### Given request
Every line of the material that follows must be printed again exactly.

-- Material provided start --

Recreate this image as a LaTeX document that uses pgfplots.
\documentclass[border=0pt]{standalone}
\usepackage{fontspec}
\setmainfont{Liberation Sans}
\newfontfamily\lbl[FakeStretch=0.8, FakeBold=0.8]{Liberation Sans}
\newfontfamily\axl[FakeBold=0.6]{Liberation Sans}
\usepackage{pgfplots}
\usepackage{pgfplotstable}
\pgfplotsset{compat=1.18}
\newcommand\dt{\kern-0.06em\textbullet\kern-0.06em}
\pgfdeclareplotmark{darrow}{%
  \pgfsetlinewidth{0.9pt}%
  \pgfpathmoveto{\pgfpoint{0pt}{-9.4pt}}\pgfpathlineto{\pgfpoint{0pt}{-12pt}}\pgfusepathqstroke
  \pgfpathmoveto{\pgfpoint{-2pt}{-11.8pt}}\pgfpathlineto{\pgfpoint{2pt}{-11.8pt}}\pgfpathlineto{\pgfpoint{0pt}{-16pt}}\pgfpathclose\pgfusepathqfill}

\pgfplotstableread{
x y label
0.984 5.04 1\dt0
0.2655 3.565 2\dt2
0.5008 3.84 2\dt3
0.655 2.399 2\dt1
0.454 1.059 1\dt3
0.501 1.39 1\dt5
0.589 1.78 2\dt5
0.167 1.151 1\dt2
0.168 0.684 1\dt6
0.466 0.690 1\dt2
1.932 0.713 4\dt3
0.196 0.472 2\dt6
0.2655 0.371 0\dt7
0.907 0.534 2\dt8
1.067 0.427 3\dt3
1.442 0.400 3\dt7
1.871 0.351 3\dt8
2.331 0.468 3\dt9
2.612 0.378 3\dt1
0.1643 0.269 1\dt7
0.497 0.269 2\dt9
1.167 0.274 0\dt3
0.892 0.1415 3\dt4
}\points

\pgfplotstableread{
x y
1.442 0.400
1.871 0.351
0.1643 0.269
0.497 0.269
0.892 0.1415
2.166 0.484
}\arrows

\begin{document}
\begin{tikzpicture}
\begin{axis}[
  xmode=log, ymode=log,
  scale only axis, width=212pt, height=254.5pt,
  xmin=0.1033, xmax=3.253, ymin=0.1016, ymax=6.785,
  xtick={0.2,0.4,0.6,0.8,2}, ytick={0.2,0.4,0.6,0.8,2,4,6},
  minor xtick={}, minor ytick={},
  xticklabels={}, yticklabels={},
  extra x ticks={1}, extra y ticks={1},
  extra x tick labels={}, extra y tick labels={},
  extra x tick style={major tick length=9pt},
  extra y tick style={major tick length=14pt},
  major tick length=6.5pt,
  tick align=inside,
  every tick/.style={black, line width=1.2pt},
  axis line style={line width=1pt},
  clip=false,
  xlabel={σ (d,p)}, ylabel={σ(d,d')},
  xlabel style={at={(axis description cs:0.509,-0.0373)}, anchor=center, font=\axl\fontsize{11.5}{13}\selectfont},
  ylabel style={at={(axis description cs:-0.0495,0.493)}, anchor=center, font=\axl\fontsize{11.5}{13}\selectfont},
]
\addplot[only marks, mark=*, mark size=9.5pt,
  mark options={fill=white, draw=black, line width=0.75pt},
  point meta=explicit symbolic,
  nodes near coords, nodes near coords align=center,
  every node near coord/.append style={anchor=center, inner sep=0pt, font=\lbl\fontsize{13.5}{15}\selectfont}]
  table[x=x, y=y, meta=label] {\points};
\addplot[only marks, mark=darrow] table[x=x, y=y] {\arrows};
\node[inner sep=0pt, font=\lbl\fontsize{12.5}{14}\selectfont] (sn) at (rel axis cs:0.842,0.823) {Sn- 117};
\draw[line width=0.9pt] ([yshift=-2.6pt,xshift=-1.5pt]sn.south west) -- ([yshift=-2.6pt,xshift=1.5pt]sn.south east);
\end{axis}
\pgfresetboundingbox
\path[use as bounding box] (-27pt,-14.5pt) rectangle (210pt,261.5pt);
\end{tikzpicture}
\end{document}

-- Material provided end --

### Final answer
Recreate this image as a LaTeX document that uses pgfplots.
\documentclass[border=0pt]{standalone}
\usepackage{fontspec}
\setmainfont{Liberation Sans}
\newfontfamily\lbl[FakeStretch=0.8, FakeBold=0.8]{Liberation Sans}
\newfontfamily\axl[FakeBold=0.6]{Liberation Sans}
\usepackage{pgfplots}
\usepackage{pgfplotstable}
\pgfplotsset{compat=1.18}
\newcommand\dt{\kern-0.06em\textbullet\kern-0.06em}
\pgfdeclareplotmark{darrow}{%
  \pgfsetlinewidth{0.9pt}%
  \pgfpathmoveto{\pgfpoint{0pt}{-9.4pt}}\pgfpathlineto{\pgfpoint{0pt}{-12pt}}\pgfusepathqstroke
  \pgfpathmoveto{\pgfpoint{-2pt}{-11.8pt}}\pgfpathlineto{\pgfpoint{2pt}{-11.8pt}}\pgfpathlineto{\pgfpoint{0pt}{-16pt}}\pgfpathclose\pgfusepathqfill}

\pgfplotstableread{
x y label
0.984 5.04 1\dt0
0.2655 3.565 2\dt2
0.5008 3.84 2\dt3
0.655 2.399 2\dt1
0.454 1.059 1\dt3
0.501 1.39 1\dt5
0.589 1.78 2\dt5
0.167 1.151 1\dt2
0.168 0.684 1\dt6
0.466 0.690 1\dt2
1.932 0.713 4\dt3
0.196 0.472 2\dt6
0.2655 0.371 0\dt7
0.907 0.534 2\dt8
1.067 0.427 3\dt3
1.442 0.400 3\dt7
1.871 0.351 3\dt8
2.331 0.468 3\dt9
2.612 0.378 3\dt1
0.1643 0.269 1\dt7
0.497 0.269 2\dt9
1.167 0.274 0\dt3
0.892 0.1415 3\dt4
}\points

\pgfplotstableread{
x y
1.442 0.400
1.871 0.351
0.1643 0.269
0.497 0.269
0.892 0.1415
2.166 0.484
}\arrows

\begin{document}
\begin{tikzpicture}
\begin{axis}[
  xmode=log, ymode=log,
  scale only axis, width=212pt, height=254.5pt,
  xmin=0.1033, xmax=3.253, ymin=0.1016, ymax=6.785,
  xtick={0.2,0.4,0.6,0.8,2}, ytick={0.2,0.4,0.6,0.8,2,4,6},
  minor xtick={}, minor ytick={},
  xticklabels={}, yticklabels={},
  extra x ticks={1}, extra y ticks={1},
  extra x tick labels={}, extra y tick labels={},
  extra x tick style={major tick length=9pt},
  extra y tick style={major tick length=14pt},
  major tick length=6.5pt,
  tick align=inside,
  every tick/.style={black, line width=1.2pt},
  axis line style={line width=1pt},
  clip=false,
  xlabel={σ (d,p)}, ylabel={σ(d,d')},
  xlabel style={at={(axis description cs:0.509,-0.0373)}, anchor=center, font=\axl\fontsize{11.5}{13}\selectfont},
  ylabel style={at={(axis description cs:-0.0495,0.493)}, anchor=center, font=\axl\fontsize{11.5}{13}\selectfont},
]
\addplot[only marks, mark=*, mark size=9.5pt,
  mark options={fill=white, draw=black, line width=0.75pt},
  point meta=explicit symbolic,
  nodes near coords, nodes near coords align=center,
  every node near coord/.append style={anchor=center, inner sep=0pt, font=\lbl\fontsize{13.5}{15}\selectfont}]
  table[x=x, y=y, meta=label] {\points};
\addplot[only marks, mark=darrow] table[x=x, y=y] {\arrows};
\node[inner sep=0pt, font=\lbl\fontsize{12.5}{14}\selectfont] (sn) at (rel axis cs:0.842,0.823) {Sn- 117};
\draw[line width=0.9pt] ([yshift=-2.6pt,xshift=-1.5pt]sn.south west) -- ([yshift=-2.6pt,xshift=1.5pt]sn.south east);
\end{axis}
\pgfresetboundingbox
\path[use as bounding box] (-27pt,-14.5pt) rectangle (210pt,261.5pt);
\end{tikzpicture}
\end{document}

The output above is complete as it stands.